Candidates for local Democratic, Republican and other party central committees totaled about a third of all the candidates on the county's ballots last June, according to Sacramento County Voter Registrar Jill LaVine.
LaVine said it costs Sacramento County about $300,000 to certify party candidates and run the contests, even though most voters repeatedly ignore them.
LaVine has joined with San Diego County Registrar Deborah Seiler and other county registrars to lobby for public support to eliminate the state requirement that these contests be placed on the ballot.
Seiler said such support amounts to a subsidy of private organizations.
"These central committees are not public office," she said. Yet a huge part of the elections staff workload is devoted to them, she said, starting with verifying candidates' petitions, determining proper ballot designations and including them on increasingly more cumbersome ballots.
"It's as if we were running the Kiwanis Club election," Seiler said.
Elections officials in California say taxpayers pony up about $7.5 million statewide to cover the costs of races for local political party seats. Only the Libertarian Party in California has opted out of county-run balloting.

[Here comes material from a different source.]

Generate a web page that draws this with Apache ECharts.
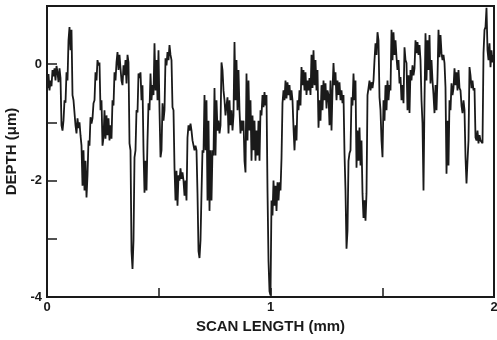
<!DOCTYPE html>
<html>
<head>
<meta charset="utf-8">
<script src="https://cdn.jsdelivr.net/npm/echarts@6/dist/echarts.min.js"></script>
<style>
  html, body { margin: 0; padding: 0; background: #fff; }
  #chart { width: 497px; height: 340px; }
</style>
</head>
<body>
<div id="chart"></div>
<script>
// Surface profile: depth readings taken at a uniform step along a 2 mm scan.
const scanLengthMm = 2;
const depthUm = [
  -0.19, -0.41, -0.17, -0.45, -0.28, -0.38, -0.10, -0.21, -0.07, -0.28,
  -0.03, -0.14, -0.31, -0.07, -0.24, -1.05, -1.14, -0.97, -0.62, -0.66,
  -0.14, -0.28, 0.41, 0.64, 0.24, 0.59, -0.53, -0.62, -0.59, -1.05,
  -1.19, -0.93, -1.10, -1.00, -1.22, -1.40, -2.09, -1.48, -2.17, -1.66,
  -2.29, -1.91, -1.31, -1.40, -0.91, -1.02, -0.93, -0.67, -0.62, -0.14,
  -0.28, 0.07, -0.02, 0.03, -0.79, -0.62, -1.40, -1.26, -0.79, -1.28,
  -0.88, -1.22, -0.93, -1.31, -1.05, -1.28, -0.62, -0.71, -0.14, -0.28,
  0.03, 0.21, -0.10, 0.16, -0.07, -0.28, -0.36, -0.02, -0.19, 0.07,
  -0.33, 0.16, 0.03, -1.36, -1.48, -3.21, -3.52, -3.03, -1.60, -1.48,
  -0.79, -0.83, -0.16, -0.24, -0.14, -0.62, -0.36, -1.48, -2.21, -1.66,
  -2.17, -1.31, -0.67, -0.79, -0.16, -0.62, -0.36, -0.53, 0.36, -0.45,
  0.07, -0.62, 0.24, -0.79, -1.60, -1.48, -0.67, -0.97, -0.79, 0.10,
  -0.02, 0.21, 0.07, 0.33, 0.16, 0.07, -0.74, -0.79, -1.78, -2.34,
  -1.83, -2.43, -1.91, -2.00, -1.79, -1.97, -1.86, -2.00, -2.26, -2.00,
  -2.34, -1.26, -1.05, -1.14, -1.02, -1.14, -1.31, -1.28, -1.48, -1.40,
  -1.48, -2.22, -3.21, -3.33, -3.03, -2.22, -1.48, -1.52, -0.53, -1.48,
  -0.62, -2.34, -0.97, -2.52, -1.48, -2.34, -1.48, -1.57, -0.41, -1.57,
  -0.62, -1.14, -0.97, -1.19, -1.05, 0.03, -0.10, -0.45, -0.62, -0.88,
  -0.71, -0.57, -1.19, -0.62, -1.05, -0.79, -1.14, -0.88, 0.38, -0.62,
  0.07, -0.79, -0.10, -0.79, -1.19, -0.97, -1.14, -0.97, -1.66, -1.86,
  -0.16, -1.31, -0.28, -1.14, -0.62, -1.66, -0.88, -1.48, -0.97, -1.66,
  -1.14, -1.57, -0.97, -1.66, -0.79, -0.88, -0.53, -0.74, -0.48, -0.71,
  -0.53, -2.17, -3.38, -3.90, -3.97, -2.34, -2.60, -2.00, -2.43, -2.09,
  -2.52, -2.03, -2.34, -2.03, -2.17, -1.62, -0.67, -0.45, -0.62, -0.28,
  -0.59, -0.31, -0.53, -0.36, -0.62, -0.45, -0.62, -1.09, -1.48, -1.05,
  -1.31, -0.62, -0.79, -0.45, -0.71, -0.05, -0.36, -0.10, -0.45, -0.14,
  -0.53, -0.28, -0.45, -0.24, -0.53, 0.16, -0.41, 0.24, -0.36, 0.07,
  -0.45, -0.10, -1.09, -0.62, -0.97, -0.36, -0.79, -0.28, -0.62, -0.33,
  -0.76, -0.45, -0.53, -1.05, -0.28, -1.14, -0.45, 0.02, -0.36, -0.14,
  -0.62, -0.28, -0.53, -0.31, -0.62, -0.45, -0.67, -0.53, -1.53, -2.17,
  -3.17, -2.86, -1.66, -1.53, -1.48, -0.57, -0.71, -0.16, -0.62, -0.28,
  -1.78, -1.14, -1.66, -1.09, -1.74, -1.31, -2.22, -2.64, -2.34, -2.69,
  -2.22, -0.53, -0.41, -0.28, -0.45, -0.31, -0.41, -0.28, 0.07, 0.36,
  0.16, 0.55, 0.41, -0.57, -0.79, -1.31, -1.60, -0.62, -0.97, -0.36,
  -0.79, -0.28, -0.62, -0.36, -0.45, 0.59, 0.07, 0.55, 0.16, 0.41,
  0.12, -0.10, 0.07, -0.33, -0.22, -0.62, -0.36, -0.67, 0.29, 0.07,
  0.02, -0.79, -0.19, -0.84, -0.10, -0.28, -0.02, -0.19, -0.07, 0.41,
  0.19, 0.38, 0.16, 0.33, 0.07, -0.62, -1.02, -2.17, -0.62, 0.53,
  -0.28, 0.41, -0.10, 0.50, -0.33, 0.07, -0.28, -0.53, -0.84, -0.36,
  -0.79, -0.22, 0.59, 0.12, 0.50, 0.19, 0.07, 0.16, 0.02, -0.40,
  -1.88, -0.97, -1.74, -0.62, -0.79, -0.33, -0.53, -0.41, -0.07, -0.36,
  -0.14, -0.45, -0.10, -0.41, -0.45, -0.71, -0.84, -0.62, -0.79, -1.60,
  -2.05, -1.66, -1.31, -0.05, -0.19, -0.41, -0.28, -0.45, -0.41, -1.26,
  -1.31, -1.14, -1.36, -1.22, -1.31, -1.28, -1.36, 0.19, 0.59, 0.64,
  0.97, 0.24, 0.07, 0.36, -0.05, 0.24, 0.03, 0.16
];
const xTickLabels = ['0', '1', '2'];
const yTickLabels = ['0', '-2', '-4'];

const step = scanLengthMm / (depthUm.length - 1);
const profile = depthUm.map((d, i) => [i * step, d]);

const ink = '#1a1a1a';
const font = '"Liberation Sans", Arial, Helvetica, sans-serif';

const chart = echarts.init(document.getElementById('chart'), null, { renderer: 'canvas' });
chart.setOption({
  animation: false,
  backgroundColor: '#ffffff',
  grid: {
    left: 47, right: 3, top: 6, bottom: 43,
    containLabel: false, outerBoundsMode: 'none',
    show: true, borderColor: ink, borderWidth: 2, backgroundColor: 'transparent'
  },
  xAxis: {
    type: 'value', min: 0, max: 2, interval: 0.5,
    name: 'SCAN LENGTH (mm)', nameLocation: 'middle', nameGap: 20,
    nameTextStyle: { color: ink, fontFamily: font, fontWeight: 'bold', fontSize: 15 },
    axisLine: { show: true, onZero: false, lineStyle: { color: ink, width: 2 } },
    axisTick: { show: true, inside: true, length: 9, lineStyle: { color: ink, width: 1.5 } },
    axisLabel: {
      color: ink, fontFamily: font, fontWeight: 'bold', fontSize: 13, margin: 4,
      formatter: v => xTickLabels.includes(String(v)) ? String(v) : ''
    },
    splitLine: { show: false }
  },
  yAxis: {
    type: 'value', min: -4, max: 1, interval: 1,
    name: 'DEPTH (\u03bcm)', nameLocation: 'middle', nameGap: 28, nameRotate: 90,
    nameTextStyle: { color: ink, fontFamily: font, fontWeight: 'bold', fontSize: 15 },
    axisLine: { show: true, onZero: false, lineStyle: { color: ink, width: 2 } },
    axisTick: { show: true, inside: true, length: 10, lineStyle: { color: ink, width: 1.5 } },
    axisLabel: {
      color: ink, fontFamily: font, fontWeight: 'bold', fontSize: 13, margin: 5,
      formatter: v => yTickLabels.includes(String(v)) ? String(v) : ''
    },
    splitLine: { show: false }
  },
  series: [{
    type: 'line',
    data: profile,
    step: 'middle',
    showSymbol: false,
    lineStyle: { color: ink, width: 1.8 },
    clip: true
  }]
});
</script>
</body>
</html>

Elections officials say there have been no takers in the Legislature to alter the process.
"Everybody says, 'Yah, good idea! Good idea!' " said Gail L. Pellerin, Santa Cruz County clerk and president of the California Association of Clerks and Election Officials.
Pellerin said she hopes once the issue is better understood, "We might get some public outcry."
Most voters are unfamiliar with the political party candidates, Pellerin said in a March 14 letter to Gov. Jerry Brown, seeking his support. In one tally, about three-quarters of all voters in the primary election failed to cast any votes for the central committee candidates, she said.
State law ought to be amended to allow central committees to select members by caucus, she told Gov. Brown.
Steve Davey, chief of staff for Roseville Republican Sen. Ted Gaines, said that to his knowledge, association representatives had not contacted Gaines, who sits on the Senate Elections and Constitutional Amendments Committee.
"If they want to, I'm sure we'd take the meeting," Davey said.
The situation is becoming critical since funds from the state to cover mandated costs have dried up, Seiler said.
Some elections officials say running contests for political party seats will cost more under Proposition 14, the open-primary constitutional amendment approved by California voters last June.
The legislative analyst, in the ballot pamphlet analysis, said the overall fiscal effects would not be significant.
Changes in how officials prepare, print and mail ballot materials could in some primaries drive costs higher, the analyst wrote, in part because ballots would grow longer. In general elections, however, shorter ballots could save money.
In Sacramento County, "we anticipate it almost doubling our costs for the primary election," said LaVine, who co-chairs the legislative committee for the county elections association and has researched the data.
In Los Angeles County, the data show, central committee candidates made up 45 percent of the 1,109 candidates on last June's county ballot. And in San Diego, two-thirds of the county's 240 candidates were for central committees in mid-2010.
Sherry Bebitch Jeffe, political analyst at the University of Southern California, said the issues are basic.
The bottom line, she said, is the function of the county central committees: They support the party base, and they can endorse candidates.
"There is a question, at a time we are hurting for money, whether or not those functions ought to be paid for by state and local governments," Jeffe said.
Kerri Asbury, chairwoman for the Democratic Central Committee in Sacramento County, acknowledged the added cost and work the contests require.
"It is a huge burden for a very over-strapped county elections office to run this," said Asbury. But she said central committees benefit the public, and the Democratic central committee has talked to county elections staff about changing the process.
"It is partisan representation for the public," she said. "… We go into the communities for our schools and local issues. But it's done in partisan ways."